THE PROBLEM: Quote the records that follow in full, leaving the pictures out.
|---|
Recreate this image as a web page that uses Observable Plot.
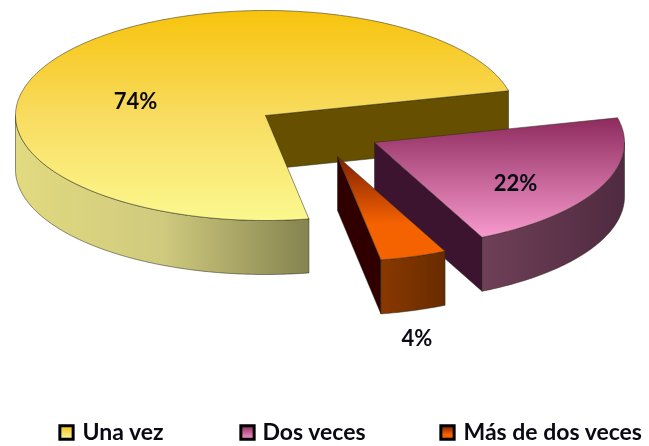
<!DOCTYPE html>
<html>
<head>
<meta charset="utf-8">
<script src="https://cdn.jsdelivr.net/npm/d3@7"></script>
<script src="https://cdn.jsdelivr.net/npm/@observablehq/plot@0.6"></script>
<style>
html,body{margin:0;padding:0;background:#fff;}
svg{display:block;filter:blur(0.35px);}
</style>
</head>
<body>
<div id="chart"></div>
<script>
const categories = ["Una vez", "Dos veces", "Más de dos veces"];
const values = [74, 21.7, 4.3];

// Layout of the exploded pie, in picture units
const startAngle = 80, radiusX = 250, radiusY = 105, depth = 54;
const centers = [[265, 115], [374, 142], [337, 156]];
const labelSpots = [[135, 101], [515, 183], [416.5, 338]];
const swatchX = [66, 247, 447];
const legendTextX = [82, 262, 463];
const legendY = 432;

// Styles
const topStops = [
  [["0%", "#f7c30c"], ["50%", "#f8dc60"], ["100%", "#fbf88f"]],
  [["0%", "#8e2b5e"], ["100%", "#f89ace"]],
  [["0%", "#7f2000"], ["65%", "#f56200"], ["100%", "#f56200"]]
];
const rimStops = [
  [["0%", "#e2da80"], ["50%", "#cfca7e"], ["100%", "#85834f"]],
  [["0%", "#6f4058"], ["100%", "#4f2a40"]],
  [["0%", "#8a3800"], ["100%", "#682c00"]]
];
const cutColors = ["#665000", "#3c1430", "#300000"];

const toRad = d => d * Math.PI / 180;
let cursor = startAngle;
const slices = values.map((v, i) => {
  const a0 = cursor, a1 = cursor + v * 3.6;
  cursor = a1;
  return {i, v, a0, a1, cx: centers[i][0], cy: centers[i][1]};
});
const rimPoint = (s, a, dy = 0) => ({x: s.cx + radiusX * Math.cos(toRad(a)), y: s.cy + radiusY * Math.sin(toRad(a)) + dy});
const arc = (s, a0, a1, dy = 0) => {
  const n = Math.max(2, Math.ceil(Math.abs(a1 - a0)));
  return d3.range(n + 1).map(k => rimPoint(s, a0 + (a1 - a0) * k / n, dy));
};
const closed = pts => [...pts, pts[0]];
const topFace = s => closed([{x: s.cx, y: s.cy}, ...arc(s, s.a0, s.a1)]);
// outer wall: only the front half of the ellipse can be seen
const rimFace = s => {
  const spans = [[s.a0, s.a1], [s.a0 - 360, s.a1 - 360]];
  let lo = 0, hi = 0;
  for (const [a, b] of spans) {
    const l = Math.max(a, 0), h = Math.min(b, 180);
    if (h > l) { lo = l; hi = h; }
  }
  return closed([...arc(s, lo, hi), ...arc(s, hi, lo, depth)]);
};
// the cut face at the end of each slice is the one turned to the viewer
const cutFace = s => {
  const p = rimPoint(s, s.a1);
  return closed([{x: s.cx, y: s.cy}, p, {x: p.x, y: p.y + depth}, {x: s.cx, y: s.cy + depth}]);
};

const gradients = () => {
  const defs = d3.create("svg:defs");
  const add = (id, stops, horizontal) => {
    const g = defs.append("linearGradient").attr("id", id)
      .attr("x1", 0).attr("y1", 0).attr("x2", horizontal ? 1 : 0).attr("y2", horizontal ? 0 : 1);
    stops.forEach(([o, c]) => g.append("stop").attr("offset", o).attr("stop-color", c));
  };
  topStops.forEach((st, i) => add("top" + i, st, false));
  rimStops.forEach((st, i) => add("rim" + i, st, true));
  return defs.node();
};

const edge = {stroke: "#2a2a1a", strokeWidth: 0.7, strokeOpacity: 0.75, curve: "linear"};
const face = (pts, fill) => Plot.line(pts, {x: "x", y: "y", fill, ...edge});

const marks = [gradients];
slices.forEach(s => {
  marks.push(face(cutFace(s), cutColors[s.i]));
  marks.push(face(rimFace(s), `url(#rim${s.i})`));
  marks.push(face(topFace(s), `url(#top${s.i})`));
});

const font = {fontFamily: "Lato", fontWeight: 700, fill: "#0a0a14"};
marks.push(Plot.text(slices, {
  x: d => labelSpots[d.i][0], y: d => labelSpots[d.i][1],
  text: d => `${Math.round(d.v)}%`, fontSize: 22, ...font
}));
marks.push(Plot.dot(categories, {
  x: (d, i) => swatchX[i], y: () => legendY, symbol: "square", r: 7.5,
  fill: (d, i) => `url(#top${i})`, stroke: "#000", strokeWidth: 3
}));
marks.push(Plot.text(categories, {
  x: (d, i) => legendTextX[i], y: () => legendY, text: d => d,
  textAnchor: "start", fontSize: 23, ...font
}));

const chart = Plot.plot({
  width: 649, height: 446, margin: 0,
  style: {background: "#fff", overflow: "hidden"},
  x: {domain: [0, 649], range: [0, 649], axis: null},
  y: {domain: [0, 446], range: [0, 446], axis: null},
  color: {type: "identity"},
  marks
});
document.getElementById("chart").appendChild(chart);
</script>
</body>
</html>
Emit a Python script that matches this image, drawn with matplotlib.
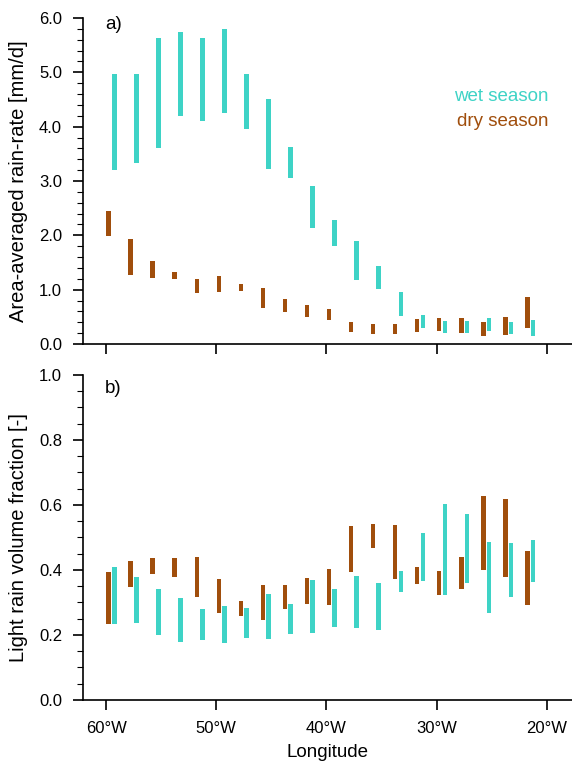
|---|
FINAL RESULT:
Recreate this image as a web page that uses Observable Plot.
<!DOCTYPE html>
<html>
<head>
<meta charset="utf-8">
<script src="https://cdn.jsdelivr.net/npm/d3@7"></script>
<script src="https://cdn.jsdelivr.net/npm/@observablehq/plot@0.6"></script>
<style>
html,body{margin:0;padding:0;background:#fff;}
svg{display:block;filter:blur(0.35px);}
</style>
</head>
<body>
<div id="chart"></div>
<script>
const categories = ["Una vez", "Dos veces", "Más de dos veces"];
const values = [74, 21.7, 4.3];

// Layout of the exploded pie, in picture units
const startAngle = 80, radiusX = 250, radiusY = 105, depth = 54;
const centers = [[265, 115], [374, 142], [337, 156]];
const labelSpots = [[135, 101], [515, 183], [416.5, 338]];
const swatchX = [66, 247, 447];
const legendTextX = [82, 262, 463];
const legendY = 432;

// Styles
const topStops = [
  [["0%", "#f7c30c"], ["50%", "#f8dc60"], ["100%", "#fbf88f"]],
  [["0%", "#8e2b5e"], ["100%", "#f89ace"]],
  [["0%", "#7f2000"], ["65%", "#f56200"], ["100%", "#f56200"]]
];
const rimStops = [
  [["0%", "#e2da80"], ["50%", "#cfca7e"], ["100%", "#85834f"]],
  [["0%", "#6f4058"], ["100%", "#4f2a40"]],
  [["0%", "#8a3800"], ["100%", "#682c00"]]
];
const cutColors = ["#665000", "#3c1430", "#300000"];

const toRad = d => d * Math.PI / 180;
let cursor = startAngle;
const slices = values.map((v, i) => {
  const a0 = cursor, a1 = cursor + v * 3.6;
  cursor = a1;
  return {i, v, a0, a1, cx: centers[i][0], cy: centers[i][1]};
});
const rimPoint = (s, a, dy = 0) => ({x: s.cx + radiusX * Math.cos(toRad(a)), y: s.cy + radiusY * Math.sin(toRad(a)) + dy});
const arc = (s, a0, a1, dy = 0) => {
  const n = Math.max(2, Math.ceil(Math.abs(a1 - a0)));
  return d3.range(n + 1).map(k => rimPoint(s, a0 + (a1 - a0) * k / n, dy));
};
const closed = pts => [...pts, pts[0]];
const topFace = s => closed([{x: s.cx, y: s.cy}, ...arc(s, s.a0, s.a1)]);
// outer wall: only the front half of the ellipse can be seen
const rimFace = s => {
  const spans = [[s.a0, s.a1], [s.a0 - 360, s.a1 - 360]];
  let lo = 0, hi = 0;
  for (const [a, b] of spans) {
    const l = Math.max(a, 0), h = Math.min(b, 180);
    if (h > l) { lo = l; hi = h; }
  }
  return closed([...arc(s, lo, hi), ...arc(s, hi, lo, depth)]);
};
// the cut face at the end of each slice is the one turned to the viewer
const cutFace = s => {
  const p = rimPoint(s, s.a1);
  return closed([{x: s.cx, y: s.cy}, p, {x: p.x, y: p.y + depth}, {x: s.cx, y: s.cy + depth}]);
};

const gradients = () => {
  const defs = d3.create("svg:defs");
  const add = (id, stops, horizontal) => {
    const g = defs.append("linearGradient").attr("id", id)
      .attr("x1", 0).attr("y1", 0).attr("x2", horizontal ? 1 : 0).attr("y2", horizontal ? 0 : 1);
    stops.forEach(([o, c]) => g.append("stop").attr("offset", o).attr("stop-color", c));
  };
  topStops.forEach((st, i) => add("top" + i, st, false));
  rimStops.forEach((st, i) => add("rim" + i, st, true));
  return defs.node();
};

const edge = {stroke: "#2a2a1a", strokeWidth: 0.7, strokeOpacity: 0.75, curve: "linear"};
const face = (pts, fill) => Plot.line(pts, {x: "x", y: "y", fill, ...edge});

const marks = [gradients];
slices.forEach(s => {
  marks.push(face(cutFace(s), cutColors[s.i]));
  marks.push(face(rimFace(s), `url(#rim${s.i})`));
  marks.push(face(topFace(s), `url(#top${s.i})`));
});

const font = {fontFamily: "Lato", fontWeight: 700, fill: "#0a0a14"};
marks.push(Plot.text(slices, {
  x: d => labelSpots[d.i][0], y: d => labelSpots[d.i][1],
  text: d => `${Math.round(d.v)}%`, fontSize: 22, ...font
}));
marks.push(Plot.dot(categories, {
  x: (d, i) => swatchX[i], y: () => legendY, symbol: "square", r: 7.5,
  fill: (d, i) => `url(#top${i})`, stroke: "#000", strokeWidth: 3
}));
marks.push(Plot.text(categories, {
  x: (d, i) => legendTextX[i], y: () => legendY, text: d => d,
  textAnchor: "start", fontSize: 23, ...font
}));

const chart = Plot.plot({
  width: 649, height: 446, margin: 0,
  style: {background: "#fff", overflow: "hidden"},
  x: {domain: [0, 649], range: [0, 649], axis: null},
  y: {domain: [0, 446], range: [0, 446], axis: null},
  color: {type: "identity"},
  marks
});
document.getElementById("chart").appendChild(chart);
</script>
</body>
</html>
Emit a Python script that matches this image, drawn with matplotlib.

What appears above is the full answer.